Hi 82 / Lo 67
|Volume 71, Issue 136,
Thursday, April 27, 2006
Supervisor works to improve recycling
Lack of information on program leaves some students and administrators in the dark
by RACHAEL SEELEY
This is the last article in a four-part series examining the UH recycling program. To read past articles, see our online archives at www.stp.uh.edu.
Supervisor of Solid Waste and Recycling Johnnie King said he is doing his best to improve the UH recycling program and to ensure that all campus bins are collected in a timely manner.
But some faculty, staff and students are unsure about how the program works, what items are collected and where to go with questions.
"There's no where for us to go to see the list of things they collect. I can speculate, but I don't have a clear idea of what can and can't be recycled. I wish they had a Web site or something," Honors College Business Manager Jason Gregory said.

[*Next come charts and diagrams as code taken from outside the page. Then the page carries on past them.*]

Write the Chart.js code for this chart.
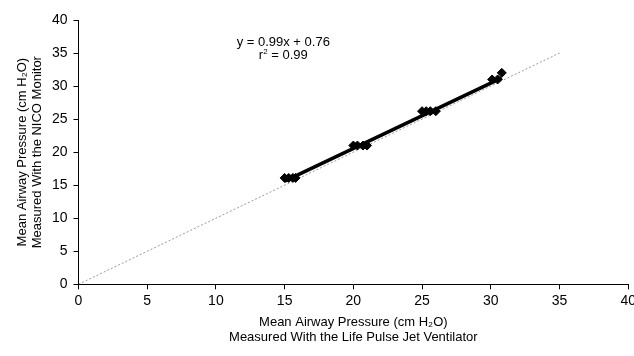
<!DOCTYPE html>
<html>
<head>
<meta charset="utf-8">
<script src="https://cdn.jsdelivr.net/npm/chart.js@4/dist/chart.umd.min.js"></script>
<style>
  body { margin: 0; background: #fff; overflow: hidden; }
  #wrap { width: 639px; height: 356px; }
</style>
</head>
<body>
<div id="wrap"><canvas id="myChart"></canvas></div>
<script>
// jet ventilator readings (x) vs NICO monitor readings (y)
const jetX = [15.0, 15.3, 15.6, 15.8, 20.0, 20.3, 20.7, 21.0, 25.0, 25.3, 25.6, 26.0, 30.1, 30.5, 30.8];
const nicoY = [16.1, 16.1, 16.1, 16.1, 21.0, 21.0, 21.0, 21.0, 26.2, 26.2, 26.2, 26.2, 31.0, 31.0, 32.0];
const identX = [0, 35];
const fitX = [15.0, 30.8];
const slope = 0.99;
const intercept = 0.76;
const xTicks = [0, 5, 10, 15, 20, 25, 30, 35, 40];
const yTicks = [0, 5, 10, 15, 20, 25, 30, 35, 40];

const points = jetX.map((x, i) => ({x: x, y: nicoY[i]}));
const identity = identX.map(v => ({x: v, y: v}));
const fitLine = fitX.map(v => ({x: v, y: slope * v + intercept}));

const FONT = 'Liberation Sans, Arial, sans-serif';

// equation text near the top of the plot
const eqText = {
  id: 'eqText',
  afterDraw(chart) {
    const c = chart.ctx;
    const xs = chart.scales.x, ys = chart.scales.y;
    const cx = xs.getPixelForValue(14.9);
    const y1 = ys.getPixelForValue(36.6);
    c.save();
    c.fillStyle = '#000';
    c.font = '13px ' + FONT;
    c.textAlign = 'center';
    c.textBaseline = 'middle';
    c.fillText('y = 0.99x + 0.76', cx, y1);
    // r^2 = 0.99
    const y2 = y1 + 13;
    const a = 'r', b = ' = 0.99';
    const wa = c.measureText(a).width, wb = c.measureText(b).width;
    c.font = '8px ' + FONT;
    const ws = c.measureText('2').width;
    const total = wa + ws + wb;
    let left = cx - total / 2;
    c.textAlign = 'left';
    c.font = '13px ' + FONT;
    c.fillText(a, left, y2);
    c.font = '8px ' + FONT;
    c.fillText('2', left + wa, y2 - 4);
    c.font = '13px ' + FONT;
    c.fillText(b, left + wa + ws, y2);
    c.restore();
  }
};

const ctx = document.getElementById('myChart');
const myChart = new Chart(ctx, {
  type: 'scatter',
  data: {
    datasets: [{
      data: identity,
      showLine: true,
      borderColor: '#9a9a9a',
      borderWidth: 1,
      borderDash: [2, 2],
      pointRadius: 0,
      order: 3
    }, {
      data: fitLine,
      showLine: true,
      borderColor: '#000',
      borderWidth: 3.5,
      pointRadius: 0,
      order: 2
    }, {
      data: points,
      pointStyle: 'rectRot',
      pointRadius: 4.5,
      backgroundColor: '#000',
      borderColor: '#000',
      borderWidth: 1,
      order: 1
    }]
  },
  options: {
    responsive: true,
    maintainAspectRatio: false,
    animation: false,
    layout: { padding: { top: 20, right: 0, left: 15, bottom: 11 } },
    plugins: {
      legend: { display: false },
      tooltip: { enabled: false }
    },
    scales: {
      x: {
        type: 'linear',
        min: 0, max: 40,
        afterBuildTicks: s => { s.ticks = xTicks.map(v => ({value: v})); },
        grid: { drawOnChartArea: false, drawTicks: true, tickLength: 5, color: '#000' },
        border: { display: true, color: '#000', width: 1 },
        ticks: { color: '#000', font: { family: FONT, size: 14 }, padding: 3, maxRotation: 0 },
        title: {
          display: true,
          text: ['Mean Airway Pressure (cm H\u2082O)', 'Measured With the Life Pulse Jet Ventilator'],
          color: '#000',
          font: { family: FONT, size: 13, lineHeight: 1.15 },
          padding: { top: 3, bottom: 0 }
        }
      },
      y: {
        type: 'linear',
        min: 0, max: 40,
        afterBuildTicks: s => { s.ticks = yTicks.map(v => ({value: v})); },
        grid: { drawOnChartArea: false, drawTicks: true, tickLength: 5, color: '#000' },
        border: { display: true, color: '#000', width: 1 },
        ticks: { color: '#000', font: { family: FONT, size: 14 }, padding: 6 },
        title: {
          display: true,
          text: ['Mean Airway Pressure (cm H\u2082O)', 'Measured With the NICO Monitor'],
          color: '#000',
          font: { family: FONT, size: 13, lineHeight: 1.15 },
          padding: { top: 0, bottom: 1 }
        }
      }
    }
  },
  plugins: [eqText]
});
</script>
</body>
</html>
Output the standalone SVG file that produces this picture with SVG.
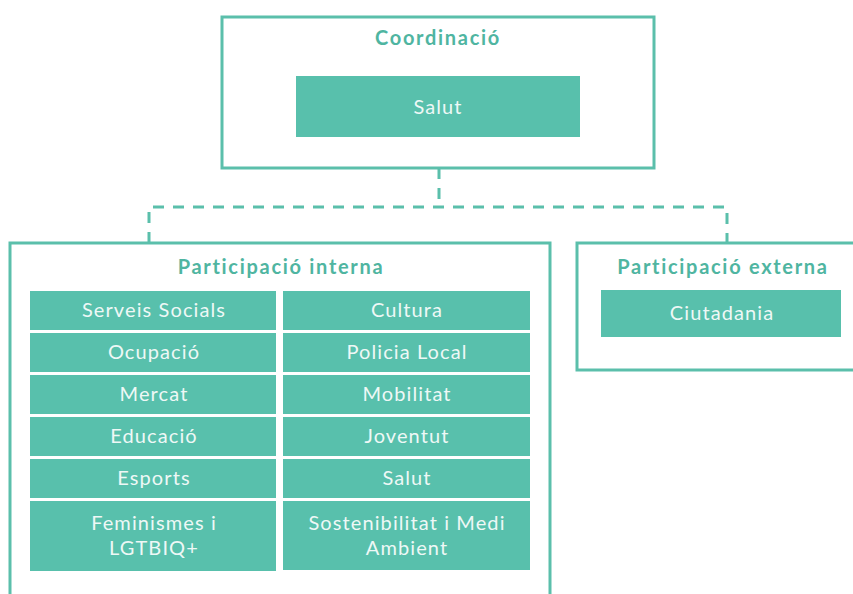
<svg xmlns="http://www.w3.org/2000/svg" width="853" height="594" viewBox="0 0 853 594">
<style>
.frame{fill:#ffffff;stroke:#5bbfab;stroke-width:3}
.cell{fill:#58c0ac}
.hd{font-family:Lato,"Open Sans","Liberation Sans",sans-serif;font-weight:700;font-size:20px;letter-spacing:1.7px;fill:#4fb5a1;text-anchor:middle}
.lb{font-family:Lato,"Open Sans","Liberation Sans",sans-serif;font-weight:400;font-size:20px;letter-spacing:1.1px;fill:#eef8f6;text-anchor:middle}
.dash{fill:none;stroke:#5bbfab;stroke-width:3;stroke-dasharray:11 9}
</style>
<rect width="853" height="594" fill="#ffffff"/>
<g id="connectors">
<path class="dash" d="M439 168 V207"/>
<path class="dash" d="M149 243 V207 H727 V243"/>
</g>
<g id="coordinacio">
<rect class="frame" x="222" y="17" width="432" height="151"/>
<text class="hd" x="438" y="45">Coordinació</text>
<rect class="cell" x="296" y="76" width="284" height="61"/>
<text class="lb" x="438" y="114">Salut</text>
</g>
<g id="participacio-interna">
<rect class="frame" x="10" y="243" width="540" height="370"/>
<text class="hd" x="281" y="274">Participació interna</text>
<rect class="cell" x="30" y="291" width="246" height="39"/>
<text class="lb" x="154" y="317">Serveis Socials</text>
<rect class="cell" x="283" y="291" width="247" height="39"/>
<text class="lb" x="407" y="317">Cultura</text>
<rect class="cell" x="30" y="333" width="246" height="39"/>
<text class="lb" x="154" y="359">Ocupació</text>
<rect class="cell" x="283" y="333" width="247" height="39"/>
<text class="lb" x="407" y="359">Policia Local</text>
<rect class="cell" x="30" y="375" width="246" height="39"/>
<text class="lb" x="154" y="401">Mercat</text>
<rect class="cell" x="283" y="375" width="247" height="39"/>
<text class="lb" x="407" y="401">Mobilitat</text>
<rect class="cell" x="30" y="417" width="246" height="39"/>
<text class="lb" x="154" y="443">Educació</text>
<rect class="cell" x="283" y="417" width="247" height="39"/>
<text class="lb" x="407" y="443">Joventut</text>
<rect class="cell" x="30" y="459" width="246" height="39"/>
<text class="lb" x="154" y="485">Esports</text>
<rect class="cell" x="283" y="459" width="247" height="39"/>
<text class="lb" x="407" y="485">Salut</text>
<rect class="cell" x="30" y="501" width="246" height="70"/>
<text class="lb" x="154" y="530">Feminismes i</text>
<text class="lb" x="154" y="555">LGTBIQ+</text>
<rect class="cell" x="283" y="501" width="247" height="69"/>
<text class="lb" x="407" y="530">Sostenibilitat i Medi</text>
<text class="lb" x="407" y="555">Ambient</text>
</g>
<g id="participacio-externa">
<rect class="frame" x="577" y="243" width="290" height="127"/>
<text class="hd" x="723" y="274">Participació externa</text>
<rect class="cell" x="601" y="290" width="240" height="47"/>
<text class="lb" x="722" y="320">Ciutadania</text>
</g>
</svg>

Gregory said earlier this year there was some confusion about how often The Honors College recycling bins were emptied and who was in charge of emptying them.
When the bins began overflowing, he said he had a difficult time figuring out whom he needed to talk to.
"I called around to several different departments and no one seemed to know who was in charge," Gregory said.
When he did find King, who is not listed in the printed version of the current UH directory, he said King was extremely helpful and visited the college.
Because The Honors College is located on the second floor of the M.D. Anderson Memorial Library, King assumed The Honors College staff had access to the library loading dock where the library staff places its full bins for collection.
"I think part of the problem is that people don't realize that The Honors College is separate from the library ... They were thinking we had access to the loading dock, but we don't," Gregory said.
Since then, King's staff has been making special trips to The Honors College to collect recyclables.
But keeping the campus community informed about recycling was the responsibility of the Recycling and Conservation Committee, which is part of why former Recycling and Conservation Committee Chair Stephen Barth said he wants to see it revived.
The University administration, however, has no immediate plans to do so.
Student Government Association College of Liberal Arts and Social Sciences Senator David Rosen said he thinks a recycling committee is a matter worthy of SGA consideration.
"I think we need to talk about that," Rosen said.
In the meantime, King said he is optimistic about the future of the program and has plans to expand it to include the collection of laser printer cartridges and plastic.
He said he commends his eight-member staff, which empties campus bins and even retrieves cardboard from UH dumpsters on a regular basis, for its dedication.
"They are the ones that are really doing the good job as far as picking up the recycling. I am just the supervisor," King said. "They are the ones that are the real backbone of the recycling."